# Provided entries
────────────────────

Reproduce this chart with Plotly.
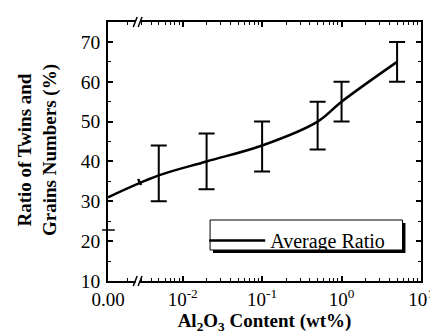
import plotly.graph_objects as go

# ---- data ----
content_wt = [0.005, 0.02, 0.1, 0.5, 1.0, 5.0]        # Al2O3 content (wt%)
avg_ratio = [36.5, 40.0, 44.0, 50.0, 55.0, 65.0]       # average ratio (%)
err_plus = [7.5, 7.0, 6.0, 5.0, 5.0, 5.0]
err_minus = [6.5, 7.0, 6.5, 7.0, 5.0, 5.0]
zero_pos = 10 ** -2.94      # where "0.00" sits on the broken log axis
ratio_at_zero = 31.0
x_tick_vals = [zero_pos, 0.01, 0.1, 1, 10]
x_tick_text = ["0.00", "10<sup>-2</sup>", "10<sup>-1</sup>", "10<sup>0</sup>", "10<sup>1</sup>"]
y_tick_vals = [10, 20, 30, 40, 50, 60, 70]

W, H = 438, 336
L, R, T, B = 100, 16, 14, 63
pw, ph = W - L - R, H - T - B


def px(x):
    return (x - L) / pw


def py(y):
    return (H - B - y) / ph


FONT = "Liberation Serif"

fig = go.Figure()
fig.add_trace(go.Scatter(
    x=[zero_pos] + content_wt, y=[ratio_at_zero] + avg_ratio,
    mode="lines", line=dict(color="black", width=2.5, shape="spline", smoothing=1.0),
    name="Average Ratio", showlegend=True))
fig.add_trace(go.Scatter(
    x=content_wt, y=avg_ratio, mode="markers", marker=dict(size=1, color="black"),
    error_y=dict(type="data", symmetric=False, array=err_plus, arrayminus=err_minus,
                 color="black", thickness=2, width=8),
    showlegend=False, hoverinfo="skip"))

shapes = []
# legend box with shadow
shapes.append(dict(type="rect", xref="paper", yref="paper",
                   x0=px(208), x1=px(406), y0=py(245), y1=py(215),
                   fillcolor="black", line=dict(width=0), layer="above"))
shapes.append(dict(type="rect", xref="paper", yref="paper",
                   x0=px(205), x1=px(403), y0=py(242), y1=py(212),
                   fillcolor="white", line=dict(color="black", width=1), layer="above"))
# axis break marks (bottom and top)
for yb in (H - B, T):
    shapes.append(dict(type="line", xref="paper", yref="paper",
                       x0=px(128.5), x1=px(133), y0=py(yb), y1=py(yb),
                       line=dict(color="white", width=4), layer="above"))
    for xo in (126, 131):
        shapes.append(dict(type="line", xref="paper", yref="paper",
                           x0=px(xo), x1=px(xo + 4), y0=py(yb + 5), y1=py(yb - 5),
                           line=dict(color="black", width=1.5), layer="above"))
# y-axis break mark
shapes.append(dict(type="line", xref="paper", yref="paper",
                   x0=px(94), x1=px(107), y0=py(222), y1=py(222),
                   line=dict(color="black", width=1.5), layer="above"))
# break mark on curve
shapes.append(dict(type="line", xref="paper", yref="paper",
                   x0=px(131), x1=px(134), y0=py(171), y1=py(177),
                   line=dict(color="black", width=2.5), layer="above"))

fig.update_layout(
    width=W, height=H,
    margin=dict(l=L, r=R, t=T, b=B),
    paper_bgcolor="white", plot_bgcolor="white",
    font=dict(family=FONT, color="black", size=19),
    shapes=shapes,
    legend=dict(x=px(199), y=py(213), xanchor="left", yanchor="top",
                bgcolor="rgba(0,0,0,0)", borderwidth=0,
                font=dict(family=FONT, size=20, color="black"),
                itemwidth=56),
    annotations=[dict(
        text="<b>Ratio of Twins and<br>Grains Numbers (%)</b>",
        xref="paper", yref="paper", x=px(27), y=py(142),
        xanchor="center", yanchor="middle", textangle=-90, showarrow=False,
        font=dict(family=FONT, size=19, color="black"))],
)
fig.update_xaxes(
    type="log", range=[-2.94, 1.0],
    tickvals=x_tick_vals, ticktext=x_tick_text,
    ticks="inside", ticklen=5, tickwidth=1.5, tickcolor="black",
    minor=dict(ticks="inside", ticklen=3, tickwidth=1, tickcolor="black", dtick="D1", showgrid=False),
    showline=True, linecolor="black", linewidth=2, mirror="ticks",
    showgrid=False, zeroline=False,
    tickfont=dict(family=FONT, size=19),
    title=dict(text="<b>Al<sub>2</sub>O<sub>3</sub> Content (wt%)</b>",
               font=dict(family=FONT, size=19), standoff=4),
)
fig.update_yaxes(
    range=[10, 75], tickvals=y_tick_vals,
    ticks="inside", ticklen=5, tickwidth=1.5, tickcolor="black",
    minor=dict(ticks="inside", ticklen=3, tickwidth=1, tickcolor="black", dtick=5, showgrid=False),
    showline=True, linecolor="black", linewidth=1.5, mirror="ticks",
    showgrid=False, zeroline=False, ticklabelstandoff=2,
    tickfont=dict(family=FONT, size=19.5),
)
fig.write_html("out.html")
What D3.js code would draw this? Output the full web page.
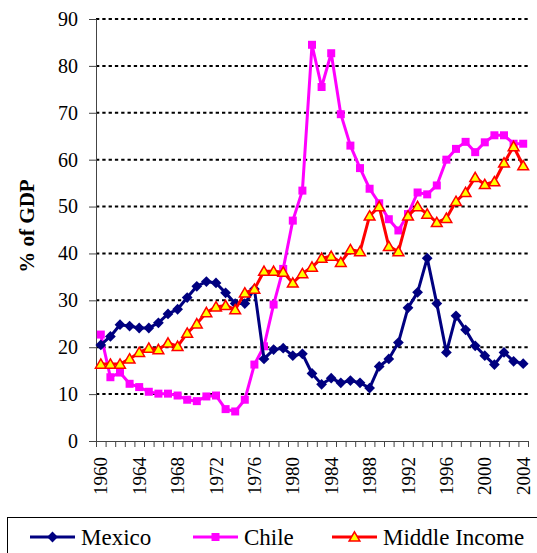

────────────────────

# Given exercise
Copy out the whole listing exactly, and don't carry over any pictures.

# Final answer
Reproduce this chart with Plotly.
import plotly.graph_objects as go

# ---- data ----
content_wt = [0.005, 0.02, 0.1, 0.5, 1.0, 5.0]        # Al2O3 content (wt%)
avg_ratio = [36.5, 40.0, 44.0, 50.0, 55.0, 65.0]       # average ratio (%)
err_plus = [7.5, 7.0, 6.0, 5.0, 5.0, 5.0]
err_minus = [6.5, 7.0, 6.5, 7.0, 5.0, 5.0]
zero_pos = 10 ** -2.94      # where "0.00" sits on the broken log axis
ratio_at_zero = 31.0
x_tick_vals = [zero_pos, 0.01, 0.1, 1, 10]
x_tick_text = ["0.00", "10<sup>-2</sup>", "10<sup>-1</sup>", "10<sup>0</sup>", "10<sup>1</sup>"]
y_tick_vals = [10, 20, 30, 40, 50, 60, 70]

W, H = 438, 336
L, R, T, B = 100, 16, 14, 63
pw, ph = W - L - R, H - T - B


def px(x):
    return (x - L) / pw


def py(y):
    return (H - B - y) / ph


FONT = "Liberation Serif"

fig = go.Figure()
fig.add_trace(go.Scatter(
    x=[zero_pos] + content_wt, y=[ratio_at_zero] + avg_ratio,
    mode="lines", line=dict(color="black", width=2.5, shape="spline", smoothing=1.0),
    name="Average Ratio", showlegend=True))
fig.add_trace(go.Scatter(
    x=content_wt, y=avg_ratio, mode="markers", marker=dict(size=1, color="black"),
    error_y=dict(type="data", symmetric=False, array=err_plus, arrayminus=err_minus,
                 color="black", thickness=2, width=8),
    showlegend=False, hoverinfo="skip"))

shapes = []
# legend box with shadow
shapes.append(dict(type="rect", xref="paper", yref="paper",
                   x0=px(208), x1=px(406), y0=py(245), y1=py(215),
                   fillcolor="black", line=dict(width=0), layer="above"))
shapes.append(dict(type="rect", xref="paper", yref="paper",
                   x0=px(205), x1=px(403), y0=py(242), y1=py(212),
                   fillcolor="white", line=dict(color="black", width=1), layer="above"))
# axis break marks (bottom and top)
for yb in (H - B, T):
    shapes.append(dict(type="line", xref="paper", yref="paper",
                       x0=px(128.5), x1=px(133), y0=py(yb), y1=py(yb),
                       line=dict(color="white", width=4), layer="above"))
    for xo in (126, 131):
        shapes.append(dict(type="line", xref="paper", yref="paper",
                           x0=px(xo), x1=px(xo + 4), y0=py(yb + 5), y1=py(yb - 5),
                           line=dict(color="black", width=1.5), layer="above"))
# y-axis break mark
shapes.append(dict(type="line", xref="paper", yref="paper",
                   x0=px(94), x1=px(107), y0=py(222), y1=py(222),
                   line=dict(color="black", width=1.5), layer="above"))
# break mark on curve
shapes.append(dict(type="line", xref="paper", yref="paper",
                   x0=px(131), x1=px(134), y0=py(171), y1=py(177),
                   line=dict(color="black", width=2.5), layer="above"))

fig.update_layout(
    width=W, height=H,
    margin=dict(l=L, r=R, t=T, b=B),
    paper_bgcolor="white", plot_bgcolor="white",
    font=dict(family=FONT, color="black", size=19),
    shapes=shapes,
    legend=dict(x=px(199), y=py(213), xanchor="left", yanchor="top",
                bgcolor="rgba(0,0,0,0)", borderwidth=0,
                font=dict(family=FONT, size=20, color="black"),
                itemwidth=56),
    annotations=[dict(
        text="<b>Ratio of Twins and<br>Grains Numbers (%)</b>",
        xref="paper", yref="paper", x=px(27), y=py(142),
        xanchor="center", yanchor="middle", textangle=-90, showarrow=False,
        font=dict(family=FONT, size=19, color="black"))],
)
fig.update_xaxes(
    type="log", range=[-2.94, 1.0],
    tickvals=x_tick_vals, ticktext=x_tick_text,
    ticks="inside", ticklen=5, tickwidth=1.5, tickcolor="black",
    minor=dict(ticks="inside", ticklen=3, tickwidth=1, tickcolor="black", dtick="D1", showgrid=False),
    showline=True, linecolor="black", linewidth=2, mirror="ticks",
    showgrid=False, zeroline=False,
    tickfont=dict(family=FONT, size=19),
    title=dict(text="<b>Al<sub>2</sub>O<sub>3</sub> Content (wt%)</b>",
               font=dict(family=FONT, size=19), standoff=4),
)
fig.update_yaxes(
    range=[10, 75], tickvals=y_tick_vals,
    ticks="inside", ticklen=5, tickwidth=1.5, tickcolor="black",
    minor=dict(ticks="inside", ticklen=3, tickwidth=1, tickcolor="black", dtick=5, showgrid=False),
    showline=True, linecolor="black", linewidth=1.5, mirror="ticks",
    showgrid=False, zeroline=False, ticklabelstandoff=2,
    tickfont=dict(family=FONT, size=19.5),
)
fig.write_html("out.html")
What D3.js code would draw this? Output the full web page.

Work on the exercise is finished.